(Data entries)
---
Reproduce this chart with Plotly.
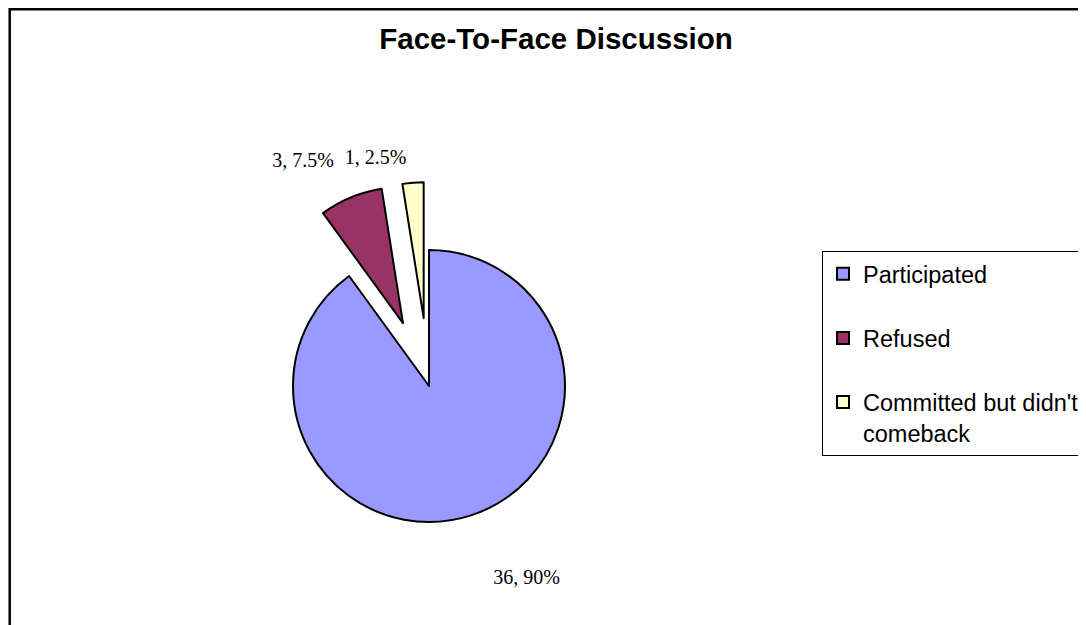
import plotly.graph_objects as go

# ---- data ----
categories = ["Participated", "Refused", "Committed but didn't comeback"]
counts = [36, 3, 1]
colors = ["#9999FF", "#993366", "#FFFFCC"]
pulls = [0, 0.5, 0.5]
title_text = "Face-To-Face Discussion"

# legend display names (wrapped like the original legend)
wrapped = {
    "Participated": "Participated<br> ",
    "Refused": "Refused<br> ",
    "Committed but didn't comeback": "Committed but didn't<br>comeback",
}
display_labels = [wrapped[c] for c in categories]

# style: radius (px) of the transparent pie that carries each slice's data label
label_radius = [190, 156, 146]

W, H = 1086, 625
OX, OY = 8, 8  # page (body) margin offset of the figure

# pie geometry (page px)
CX, CY, R = 429 - OX, 386 - OY, 136


def domain_for(half):
    return dict(x=[(CX - half) / W, (CX + half) / W],
                y=[(H - CY - half) / H, (H - CY + half) / H])


label_font = dict(family="Liberation Serif", size=20, color="black")

fig = go.Figure()
# main pie (no text)
fig.add_trace(
    go.Pie(
        labels=display_labels,
        values=counts,
        sort=False,
        direction="clockwise",
        rotation=0,
        pull=pulls,
        marker=dict(colors=colors, line=dict(color="black", width=2)),
        textinfo="none",
        hoverinfo="skip",
        domain=domain_for(R * (1 + max(pulls))),
    )
)
# transparent overlay pies, one per data label
for i in range(len(counts)):
    own_pull = [pulls[j] if j == i else 0 for j in range(len(counts))]
    tmpl = ["%{value}, %{percent}" if j == i else "" for j in range(len(counts))]
    fig.add_trace(
        go.Pie(
            labels=display_labels,
            values=counts,
            sort=False,
            direction="clockwise",
            rotation=0,
            pull=own_pull,
            marker=dict(colors=["rgba(0,0,0,0)"] * len(counts),
                        line=dict(color="rgba(0,0,0,0)", width=0)),
            texttemplate=tmpl,
            textposition="outside",
            textfont=label_font,
            hoverinfo="skip",
            showlegend=False,
            domain=domain_for(label_radius[i] * (1 + pulls[i])),
        )
    )

fig.update_layout(
    width=W,
    height=H,
    margin=dict(l=0, r=0, t=0, b=0, autoexpand=False),
    paper_bgcolor="white",
    plot_bgcolor="white",
    title=dict(
        text="<b>" + title_text + "</b>",
        x=(556 - OX) / W,
        xref="container",
        xanchor="center",
        y=1 - (39 - OY) / H,
        yref="container",
        yanchor="middle",
        font=dict(family="Liberation Sans", size=29.5, color="black"),
    ),
    legend=dict(
        x=(822 - OX) / W,
        xanchor="left",
        y=1 - (251 - OY) / H,
        yanchor="top",
        bordercolor="black",
        borderwidth=1,
        bgcolor="white",
        font=dict(family="Liberation Sans", size=23.5, color="black"),
        valign="top",
    ),
    shapes=[
        dict(
            type="rect",
            xref="paper",
            yref="paper",
            x0=(9.7 - OX) / W,
            x1=1.1,
            y0=-0.1,
            y1=1 - 1.25 / H,
            line=dict(color="black", width=2.5),
            fillcolor="rgba(0,0,0,0)",
            layer="below",
        )
    ],
)

fig.write_html("out.html", config={"displayModeBar": False})
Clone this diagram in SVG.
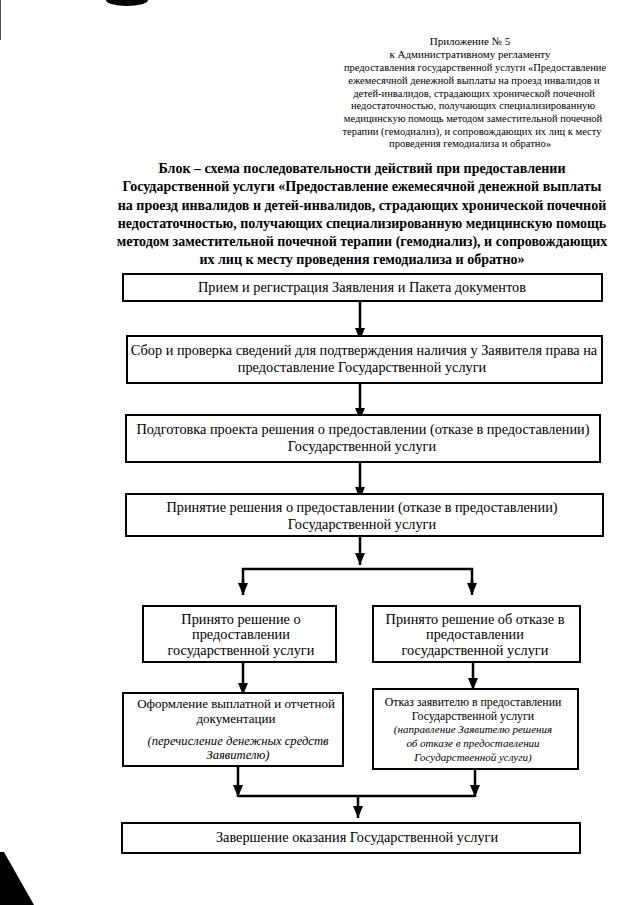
<svg xmlns="http://www.w3.org/2000/svg" width="640" height="905" viewBox="0 0 640 905">
<defs>
<style>
text{font-family:"Liberation Serif","Times New Roman",serif;fill:#000}
.hd{font-size:10.5px;text-anchor:middle}
.tt{font-size:14px;font-weight:bold;text-anchor:middle}
.bx{font-size:14.3px;text-anchor:middle}
.sm{font-size:11.8px;text-anchor:middle}
.it{font-style:italic;font-size:11px}
.box{fill:#fff;stroke:#000;stroke-width:2}
.ln{fill:none;stroke:#000;stroke-width:2.5}
</style>
<marker id="ah" viewBox="0 0 12 10" refX="12" refY="5" markerWidth="12" markerHeight="10" markerUnits="userSpaceOnUse" orient="auto">
<path d="M0,0 L12,5 L0,10 z" fill="#000"/>
</marker>
</defs>
<rect width="640" height="905" fill="#fff"/>
<!-- scan artifacts -->
<ellipse cx="127" cy="0" rx="21" ry="6" fill="#000"/>
<path d="M0,852 L4,852 L34,905 L0,905 z" fill="#000"/>
<line x1="0.5" y1="0" x2="0.5" y2="40" stroke="#555" stroke-width="1"/>

<g id="header">
<text class="hd" x="470" y="45" style="font-size:11px">Приложение № 5</text>
<text class="hd" x="470" y="58" style="font-size:11px">к Административному регламенту</text>
<text class="hd" x="475" y="71">предоставления государственной услуги «Предоставление</text>
<text class="hd" x="474" y="84">ежемесячной денежной выплаты на проезд инвалидов и</text>
<text class="hd" x="474" y="97">детей-инвалидов, страдающих хронической почечной</text>
<text class="hd" x="473" y="109">недостаточностью, получающих специализированную</text>
<text class="hd" x="473" y="122">медицинскую помощь методом заместительной почечной</text>
<text class="hd" x="472" y="135">терапии (гемодиализ), и сопровождающих их лиц к месту</text>
<text class="hd" x="470" y="147">проведения гемодиализа и обратно»</text>
</g>

<g id="title">
<text class="tt" x="362" y="173">Блок – схема последовательности действий при предоставлении</text>
<text class="tt" x="362" y="191">Государственной услуги «Предоставление ежемесячной денежной выплаты</text>
<text class="tt" x="362" y="210">на проезд инвалидов и детей-инвалидов, страдающих хронической почечной</text>
<text class="tt" x="362" y="228">недостаточностью, получающих специализированную медицинскую помощь</text>
<text class="tt" x="362" y="246">методом заместительной почечной терапии (гемодиализ), и сопровождающих</text>
<text class="tt" x="362" y="264">их лиц к месту проведения гемодиализа и обратно»</text>
</g>

<g id="connectors">
<line class="ln" x1="360" y1="301" x2="360" y2="340" marker-end="url(#ah)"/>
<line class="ln" x1="360" y1="383" x2="360" y2="420" marker-end="url(#ah)"/>
<line class="ln" x1="360" y1="462" x2="360" y2="499" marker-end="url(#ah)"/>
<line class="ln" x1="360" y1="536" x2="360" y2="565" marker-end="url(#ah)"/>
<polyline class="ln" points="243,592 243,569 472,569 472,592"/>
<line class="ln" x1="243" y1="580" x2="243" y2="595" marker-end="url(#ah)"/>
<line class="ln" x1="472" y1="580" x2="472" y2="595" marker-end="url(#ah)"/>
<line class="ln" x1="243" y1="662" x2="243" y2="695" marker-end="url(#ah)"/>
<line class="ln" x1="473" y1="662" x2="473" y2="690" marker-end="url(#ah)"/>
<line class="ln" x1="238" y1="766" x2="238" y2="797" marker-end="url(#ah)"/>
<line class="ln" x1="475" y1="769" x2="475" y2="797" marker-end="url(#ah)"/>
<line class="ln" x1="238" y1="796" x2="475" y2="796"/>
<line class="ln" x1="358" y1="796" x2="358" y2="818" marker-end="url(#ah)"/>
</g>

<g id="n1">
<rect class="box" x="123" y="274" width="479" height="27"/>
<text class="bx" x="362" y="292">Прием и регистрация Заявления и Пакета документов</text>
</g>
<g id="n2">
<rect class="box" x="127" y="336" width="475" height="47"/>
<text class="bx" x="364" y="355">Сбор и проверка сведений для подтверждения наличия у Заявителя права  на</text>
<text class="bx" x="362" y="372">предоставление Государственной услуги</text>
</g>
<g id="n3">
<rect class="box" x="126" y="415" width="474" height="47"/>
<text class="bx" x="363" y="434">Подготовка проекта решения о предоставлении (отказе в предоставлении)</text>
<text class="bx" x="362" y="451">Государственной услуги</text>
</g>
<g id="n4">
<rect class="box" x="126" y="494" width="477" height="42"/>
<text class="bx" x="362" y="512">Принятие решения о предоставлении (отказе в предоставлении)</text>
<text class="bx" x="362" y="529">Государственной услуги</text>
</g>
<g id="n5">
<rect class="box" x="143" y="606" width="193" height="56"/>
<text class="bx" x="241" y="624">Принято решение о</text>
<text class="bx" x="241" y="639">предоставлении</text>
<text class="bx" x="241" y="655">государственной услуги</text>
</g>
<g id="n6">
<rect class="box" x="373" y="606" width="207" height="56"/>
<text class="bx" x="475" y="624">Принято решение об отказе в</text>
<text class="bx" x="475" y="639">предоставлении</text>
<text class="bx" x="475" y="655">государственной услуги</text>
</g>
<g id="n7">
<rect class="box" x="123" y="693" width="220" height="73"/>
<text class="sm" x="236" y="708" style="font-size:13px">Оформление выплатной и отчетной</text>
<text class="sm" x="236" y="723" style="font-size:13px">документации</text>
<text class="sm it" x="238" y="745" style="font-size:12.6px">(перечисление денежных средств</text>
<text class="sm it" x="238" y="759" style="font-size:12.6px">Заявителю)</text>
</g>
<g id="n8">
<rect class="box" x="373" y="689" width="205" height="80"/>
<text class="sm" x="473" y="706">Отказ заявителю в предоставлении</text>
<text class="sm" x="473" y="720">Государственной услуги</text>
<text class="sm it" x="473" y="733">(направление Заявителю решения</text>
<text class="sm it" x="473" y="747">об отказе в предоставлении</text>
<text class="sm it" x="473" y="761">Государственной услуги)</text>
</g>
<g id="n9">
<rect class="box" x="122" y="823" width="458" height="30"/>
<text class="bx" x="357" y="842">Завершение оказания Государственной услуги</text>
</g>
</svg>
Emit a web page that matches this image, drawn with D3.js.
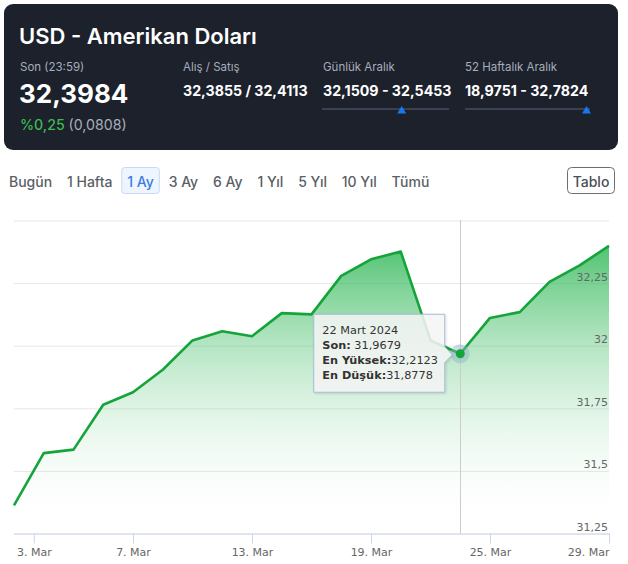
<!DOCTYPE html>
<html><head><meta charset="utf-8">
<script src="https://cdn.jsdelivr.net/npm/d3@7"></script>
<style>body{margin:0;background:#fff;} svg{display:block;}</style>
</head><body><div id="chart"></div>
<script>
// ---- data ----
const dates = ["2024-03-01","2024-03-04","2024-03-05","2024-03-06","2024-03-07","2024-03-08",
  "2024-03-11","2024-03-12","2024-03-13","2024-03-14","2024-03-15",
  "2024-03-18","2024-03-19","2024-03-20","2024-03-21","2024-03-22",
  "2024-03-25","2024-03-26","2024-03-27","2024-03-28","2024-03-29"];
const values = [31.362,31.571,31.585,31.764,31.814,31.904,
  32.021,32.058,32.038,32.130,32.125,
  32.279,32.345,32.376,32.021,31.9679,
  32.111,32.134,32.255,32.320,32.3984];
const xTickDates = ["2024-03-03","2024-03-07","2024-03-13","2024-03-19","2024-03-25","2024-03-29"];
const xTickLabels = ["3. Mar","7. Mar","13. Mar","19. Mar","25. Mar","29. Mar"];
const yTicks = [31.25,31.5,31.75,32,32.25,32.5];
const yTickLabels = ["31,25","31,5","31,75","32","32,25",""];
const rangeButtons = ["Bugün","1 Hafta","1 Ay","3 Ay","6 Ay","1 Yıl","5 Yıl","10 Yıl","Tümü"];
const activeButton = "1 Ay";
const title = "USD - Amerikan Doları";
const statLabels = ["Son (23:59)","Alış / Satış","Günlük Aralık","52 Haftalık Aralık"];
const statValues = ["32,3984","32,3855 / 32,4113","32,1509 - 32,5453","18,9751 - 32,7824"];
const rangeLows = [32.1509, 18.9751];
const rangeHighs = [32.5453, 32.7824];
const rangeCurrent = 32.3984;
const changePct = "%0,25";
const changeAbs = "(0,0808)";
const tooltipIndex = 15;
const tooltipDate = "22 Mart 2024";
const tooltipHigh = 32.2123;
const tooltipLow = 31.8778;

// ---- setup ----
const W = 628, H = 564;
const svg = d3.select("#chart").append("svg").attr("width", W).attr("height", H);
const UI = "Inter, 'Noto Sans', sans-serif";
const CH = "'DejaVu Sans', Verdana, sans-serif";
const loc = d3.formatLocale({decimal: ",", thousands: ".", grouping: [3], currency: ["", ""]});
const fmt4 = loc.format(".4f");

// ---- header panel ----
svg.append("rect").attr("x", 4).attr("y", 4).attr("width", 614).attr("height", 146)
  .attr("rx", 9).attr("fill", "#1c212c");
svg.append("text").attr("x", 19).attr("y", 44).attr("fill", "#fff")
  .attr("font-family", UI).attr("font-weight", 600).attr("font-size", 22).text(title);

const colX = [20, 183, 323, 465];
statLabels.forEach((s, i) => {
  svg.append("text").attr("x", colX[i]).attr("y", 71).attr("fill", "#a7aebb")
    .attr("font-family", UI).attr("font-size", 11.5).text(s);
});
svg.append("text").attr("x", colX[0] - 1).attr("y", 103).attr("fill", "#fff")
  .attr("font-family", UI).attr("font-weight", 700).attr("font-size", 26).text(statValues[0]);
statValues.slice(1).forEach((s, i) => {
  svg.append("text").attr("x", colX[i + 1]).attr("y", 96).attr("fill", "#fff")
    .attr("font-family", UI).attr("font-weight", 700).attr("font-size", 14.2).text(s);
});
const ch = svg.append("text").attr("x", 20).attr("y", 130).attr("font-family", UI).attr("font-size", 14.2);
ch.append("tspan").attr("fill", "#3fb950").attr("font-weight", 500).text(changePct + " ");
ch.append("tspan").attr("fill", "#a7aebb").text(changeAbs);

// range sliders
const sliderX = [[322, 449], [465, 590]];
sliderX.forEach((r, i) => {
  svg.append("line").attr("x1", r[0]).attr("x2", r[1]).attr("y1", 109).attr("y2", 109)
    .attr("stroke", "#394252").attr("stroke-width", 2);
  const s = d3.scaleLinear().domain([rangeLows[i], rangeHighs[i]]).range(r);
  const tx = s(rangeCurrent);
  svg.append("path").attr("d", `M${tx},106 L${tx + 4.5},113.5 L${tx - 4.5},113.5 Z`).attr("fill", "#1877f2");
});

// ---- range buttons ----
let bx = 9;
rangeButtons.forEach(b => {
  const active = b === activeButton;
  const g = svg.append("g");
  const t = g.append("text").attr("x", bx).attr("y", 186.5).attr("font-family", UI)
    .attr("font-size", 14).attr("font-weight", 500)
    .attr("fill", active ? "#3b7ddd" : "#5a5f66").text(b);
  const w = t.node().getComputedTextLength();
  if (active) {
    g.insert("rect", "text").attr("x", bx - 5.5).attr("y", 167.5).attr("width", w + 11).attr("height", 26)
      .attr("rx", 3).attr("fill", "#eef5fe").attr("stroke", "#c6daf5");
  }
  bx += w + 14.8;
});
svg.append("rect").attr("x", 567.5).attr("y", 167.5).attr("width", 47).attr("height", 26)
  .attr("rx", 4).attr("fill", "#fff").attr("stroke", "#6b6f75");
svg.append("text").attr("x", 591).attr("y", 186.5).attr("text-anchor", "middle").attr("font-family", UI)
  .attr("font-size", 14).attr("font-weight", 500).attr("fill", "#4a4e55").text("Tablo");

// ---- chart ----
const parse = d3.utcParse("%Y-%m-%d");
const dts = dates.map(parse);
const plotL = 14, plotR = 609, plotT = 220.5, plotB = 533.5;
const xi = d3.scaleLinear().domain([0, dts.length - 1]).range([plotL, plotR]);
// ordinal (trading-day) time axis: piecewise linear time scale
const x = d3.scaleUtc().domain(dts).range(dts.map((d, i) => xi(i)));
const y = d3.scaleLinear().domain([31.25, 32.5]).range([plotB, plotT]);

// gridlines
const grid = svg.append("g").attr("transform", `translate(${plotR},0)`)
  .call(d3.axisLeft(y).tickValues(yTicks).tickSize(plotR - plotL).tickFormat(""));
grid.select(".domain").remove();
grid.selectAll("line").attr("stroke", "#e6e6e6");

// area gradient
const defs = svg.append("defs");
const grad = defs.append("linearGradient").attr("id", "ag").attr("x1", 0).attr("y1", 0).attr("x2", 0).attr("y2", 1);
grad.append("stop").attr("offset", 0).attr("stop-color", "#1fb24a").attr("stop-opacity", 0.78);
grad.append("stop").attr("offset", 1).attr("stop-color", "#ffffff").attr("stop-opacity", 0);
const filt = defs.append("filter").attr("id", "sh").attr("x", -0.1).attr("y", -0.1).attr("width", 1.3).attr("height", 1.3);
filt.append("feDropShadow").attr("dx", 1).attr("dy", 1).attr("stdDeviation", 1.2).attr("flood-color", "#000").attr("flood-opacity", 0.15);

const pts = dts.map((d, i) => [x(d), y(values[i])]);
svg.append("path").datum(pts).attr("fill", "url(#ag)")
  .attr("d", d3.area().x(d => d[0]).y0(plotB).y1(d => d[1]));

// x axis
const xa = svg.append("g").attr("transform", `translate(0,${plotB})`)
  .call(d3.axisBottom(x).tickValues(xTickDates.map(parse)).tickSize(10).tickPadding(5)
    .tickFormat((d, i) => xTickLabels[i]));
xa.select(".domain").attr("stroke", "#ccd6eb").attr("d", `M${plotL},0.5H${plotR}`);
xa.selectAll(".tick line").attr("stroke", "#ccd6eb");
xa.selectAll(".tick text").attr("font-family", CH).attr("font-size", 11).attr("fill", "#666");
xa.selectAll(".tick text").filter((d, i) => i === xTickDates.length - 1).attr("text-anchor", "end");

// y labels
const ya = svg.append("g").attr("transform", `translate(${plotR - 1},0)`)
  .call(d3.axisLeft(y).tickValues(yTicks).tickSize(0).tickPadding(0).tickFormat((d, i) => yTickLabels[i]));
ya.select(".domain").remove();
ya.selectAll("text").attr("font-family", CH).attr("font-size", 11).attr("fill", "#666")
  .attr("dy", 0).attr("y", -3);

// crosshair
const px = x(dts[tooltipIndex]), py = y(values[tooltipIndex]);
svg.append("line").attr("x1", Math.round(px) + 0.5).attr("x2", Math.round(px) + 0.5)
  .attr("y1", plotT - 0.5).attr("y2", plotB).attr("stroke", "#cccccc");

// line
svg.append("path").datum(pts).attr("fill", "none").attr("stroke", "#14a43a").attr("stroke-width", 2.6)
  .attr("stroke-linejoin", "round").attr("d", d3.line().x(d => d[0]).y(d => d[1]));

// hover marker
svg.append("circle").attr("cx", px).attr("cy", py).attr("r", 9.5).attr("fill", "#8fb0cf").attr("opacity", 0.45);
svg.append("circle").attr("cx", px).attr("cy", py).attr("r", 4.5).attr("fill", "#14a43a");

// tooltip
const bR = px - 15.5, bL = bR - 131, bT = py - 39.5, bB = py + 38.5;
const tip = svg.append("g");
tip.append("path").attr("filter", "url(#sh)")
  .attr("d", `M${bL},${bT}H${bR}V${py - 7}L${px - 8},${py + 1}L${bR},${py + 9}V${bB}H${bL}Z`)
  .attr("fill", "rgba(247,247,247,0.85)").attr("stroke", "#a3bbd6").attr("stroke-width", 1);
const tl = bL + 8.5;
const tt = tip.append("text").attr("font-family", CH).attr("font-size", 11.3).attr("fill", "#333");
tt.append("tspan").attr("x", tl).attr("y", py - 19.5).text(tooltipDate);
const rows = [["Son:", " " + fmt4(values[tooltipIndex])], ["En Yüksek:", fmt4(tooltipHigh)], ["En Düşük:", fmt4(tooltipLow)]];
rows.forEach((r, i) => {
  const t = tip.append("text").attr("font-family", CH).attr("font-size", 11.3).attr("fill", "#333")
    .attr("x", tl).attr("y", py - 4.5 + i * 15);
  t.append("tspan").attr("font-weight", "bold").text(r[0]);
  t.append("tspan").text(r[1]);
});
</script></body></html>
---
Directions:
Could the lines from the top of the material through the line with "OX, OY = 8, 8" be repeated exactly, pictures left out?

Correct answer:
Reproduce this chart with Plotly.
import plotly.graph_objects as go

# ---- data ----
categories = ["Participated", "Refused", "Committed but didn't comeback"]
counts = [36, 3, 1]
colors = ["#9999FF", "#993366", "#FFFFCC"]
pulls = [0, 0.5, 0.5]
title_text = "Face-To-Face Discussion"

# legend display names (wrapped like the original legend)
wrapped = {
    "Participated": "Participated<br> ",
    "Refused": "Refused<br> ",
    "Committed but didn't comeback": "Committed but didn't<br>comeback",
}
display_labels = [wrapped[c] for c in categories]

# style: radius (px) of the transparent pie that carries each slice's data label
label_radius = [190, 156, 146]

W, H = 1086, 625
OX, OY = 8, 8  # page (body) margin offset of the figure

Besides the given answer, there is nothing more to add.